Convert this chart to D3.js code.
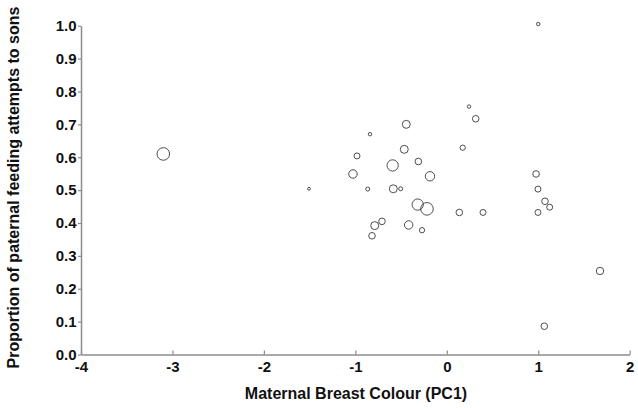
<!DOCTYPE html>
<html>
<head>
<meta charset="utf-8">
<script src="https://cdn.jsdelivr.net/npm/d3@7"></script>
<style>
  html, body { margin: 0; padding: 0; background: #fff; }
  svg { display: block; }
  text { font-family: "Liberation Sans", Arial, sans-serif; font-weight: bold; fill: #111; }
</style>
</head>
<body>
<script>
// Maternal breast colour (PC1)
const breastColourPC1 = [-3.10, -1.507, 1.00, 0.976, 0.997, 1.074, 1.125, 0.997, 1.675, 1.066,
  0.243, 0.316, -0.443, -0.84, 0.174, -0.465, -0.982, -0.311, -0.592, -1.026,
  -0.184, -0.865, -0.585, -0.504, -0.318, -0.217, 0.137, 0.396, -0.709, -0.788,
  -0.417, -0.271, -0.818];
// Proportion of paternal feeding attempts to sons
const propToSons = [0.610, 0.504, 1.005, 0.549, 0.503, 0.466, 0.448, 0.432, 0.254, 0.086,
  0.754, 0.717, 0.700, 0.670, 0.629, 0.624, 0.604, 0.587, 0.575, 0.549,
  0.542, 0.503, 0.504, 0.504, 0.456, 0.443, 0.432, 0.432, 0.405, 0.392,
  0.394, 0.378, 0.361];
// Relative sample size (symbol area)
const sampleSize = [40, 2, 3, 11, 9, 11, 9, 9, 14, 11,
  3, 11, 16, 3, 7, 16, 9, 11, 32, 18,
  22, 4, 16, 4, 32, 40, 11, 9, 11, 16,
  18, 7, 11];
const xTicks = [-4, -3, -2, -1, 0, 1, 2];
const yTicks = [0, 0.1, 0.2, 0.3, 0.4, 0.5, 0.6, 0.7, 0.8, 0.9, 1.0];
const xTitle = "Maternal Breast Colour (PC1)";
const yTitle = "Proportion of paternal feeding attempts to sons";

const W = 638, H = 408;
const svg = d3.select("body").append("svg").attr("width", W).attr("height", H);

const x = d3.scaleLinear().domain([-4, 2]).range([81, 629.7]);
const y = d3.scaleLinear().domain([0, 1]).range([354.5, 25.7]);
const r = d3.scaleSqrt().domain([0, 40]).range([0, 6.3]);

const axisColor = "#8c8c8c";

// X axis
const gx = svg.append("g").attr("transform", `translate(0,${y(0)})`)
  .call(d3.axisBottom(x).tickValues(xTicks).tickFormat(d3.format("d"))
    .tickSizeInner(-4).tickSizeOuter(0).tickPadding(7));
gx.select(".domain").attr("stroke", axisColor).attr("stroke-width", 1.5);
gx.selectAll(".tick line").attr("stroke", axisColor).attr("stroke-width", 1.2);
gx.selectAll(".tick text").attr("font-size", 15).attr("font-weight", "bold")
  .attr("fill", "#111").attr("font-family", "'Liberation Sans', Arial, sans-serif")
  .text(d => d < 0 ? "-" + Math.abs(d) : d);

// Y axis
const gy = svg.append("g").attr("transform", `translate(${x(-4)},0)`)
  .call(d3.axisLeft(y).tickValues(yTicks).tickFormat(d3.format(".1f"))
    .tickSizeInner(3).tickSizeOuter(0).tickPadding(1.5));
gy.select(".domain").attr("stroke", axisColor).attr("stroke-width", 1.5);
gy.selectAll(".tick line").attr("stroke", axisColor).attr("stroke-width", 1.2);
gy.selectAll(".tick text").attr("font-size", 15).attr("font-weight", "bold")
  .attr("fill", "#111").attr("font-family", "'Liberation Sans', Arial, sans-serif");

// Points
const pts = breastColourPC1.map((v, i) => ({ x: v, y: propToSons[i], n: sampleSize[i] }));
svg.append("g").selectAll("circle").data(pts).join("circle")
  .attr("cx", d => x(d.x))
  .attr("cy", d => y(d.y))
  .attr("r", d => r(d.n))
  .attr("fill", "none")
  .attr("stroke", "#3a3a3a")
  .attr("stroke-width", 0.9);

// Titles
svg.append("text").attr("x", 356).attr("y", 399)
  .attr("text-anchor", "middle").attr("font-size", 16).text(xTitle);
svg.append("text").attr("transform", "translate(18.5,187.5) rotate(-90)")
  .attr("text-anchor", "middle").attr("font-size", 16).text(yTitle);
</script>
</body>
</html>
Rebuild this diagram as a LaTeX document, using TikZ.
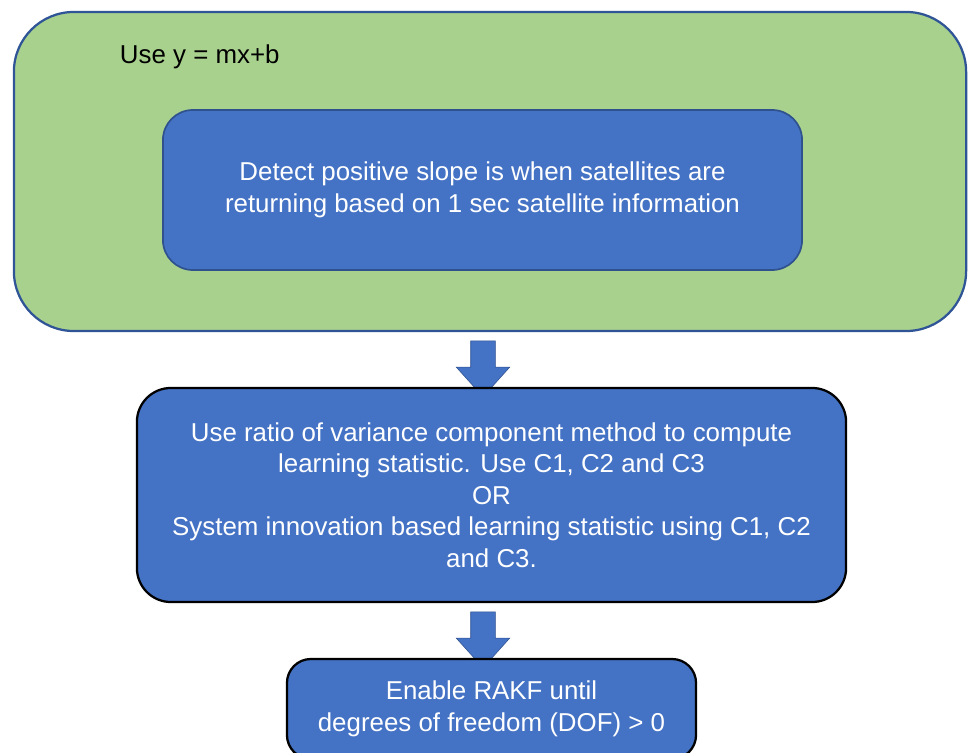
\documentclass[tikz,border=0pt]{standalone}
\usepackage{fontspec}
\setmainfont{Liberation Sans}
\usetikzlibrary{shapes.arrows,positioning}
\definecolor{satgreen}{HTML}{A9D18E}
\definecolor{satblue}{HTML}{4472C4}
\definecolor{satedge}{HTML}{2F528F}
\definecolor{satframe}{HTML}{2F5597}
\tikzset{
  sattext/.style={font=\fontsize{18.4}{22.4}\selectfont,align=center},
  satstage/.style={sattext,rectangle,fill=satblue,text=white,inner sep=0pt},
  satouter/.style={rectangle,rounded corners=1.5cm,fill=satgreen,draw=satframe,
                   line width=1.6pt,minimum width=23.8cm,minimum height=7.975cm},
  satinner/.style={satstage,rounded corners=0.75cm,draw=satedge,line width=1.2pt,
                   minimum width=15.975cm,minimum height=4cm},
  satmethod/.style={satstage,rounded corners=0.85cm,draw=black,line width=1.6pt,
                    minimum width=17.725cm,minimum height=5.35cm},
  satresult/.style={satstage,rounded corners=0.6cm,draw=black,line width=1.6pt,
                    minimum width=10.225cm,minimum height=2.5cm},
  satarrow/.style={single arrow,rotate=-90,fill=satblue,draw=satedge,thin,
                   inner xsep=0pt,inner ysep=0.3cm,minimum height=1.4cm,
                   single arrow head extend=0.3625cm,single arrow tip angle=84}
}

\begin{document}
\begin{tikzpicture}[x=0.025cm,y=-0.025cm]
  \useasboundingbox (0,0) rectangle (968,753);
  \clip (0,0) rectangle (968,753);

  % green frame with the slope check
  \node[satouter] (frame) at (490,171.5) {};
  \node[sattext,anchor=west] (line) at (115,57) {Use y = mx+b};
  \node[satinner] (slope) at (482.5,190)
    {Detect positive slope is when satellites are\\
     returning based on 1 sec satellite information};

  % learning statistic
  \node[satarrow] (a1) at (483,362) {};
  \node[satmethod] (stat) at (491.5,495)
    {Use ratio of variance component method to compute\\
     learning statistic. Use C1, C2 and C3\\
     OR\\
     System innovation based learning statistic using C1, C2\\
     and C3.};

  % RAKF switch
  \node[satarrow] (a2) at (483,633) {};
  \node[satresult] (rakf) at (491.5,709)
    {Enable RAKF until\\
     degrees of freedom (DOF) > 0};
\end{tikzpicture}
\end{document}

....

▸ **TASK STATEMENT**:
Copy each line of the records that contains the word "using".

▸ **FINISHED EXERCISE**:
Rebuild this diagram as a LaTeX document, using TikZ.
     System innovation based learning statistic using C1, C2\\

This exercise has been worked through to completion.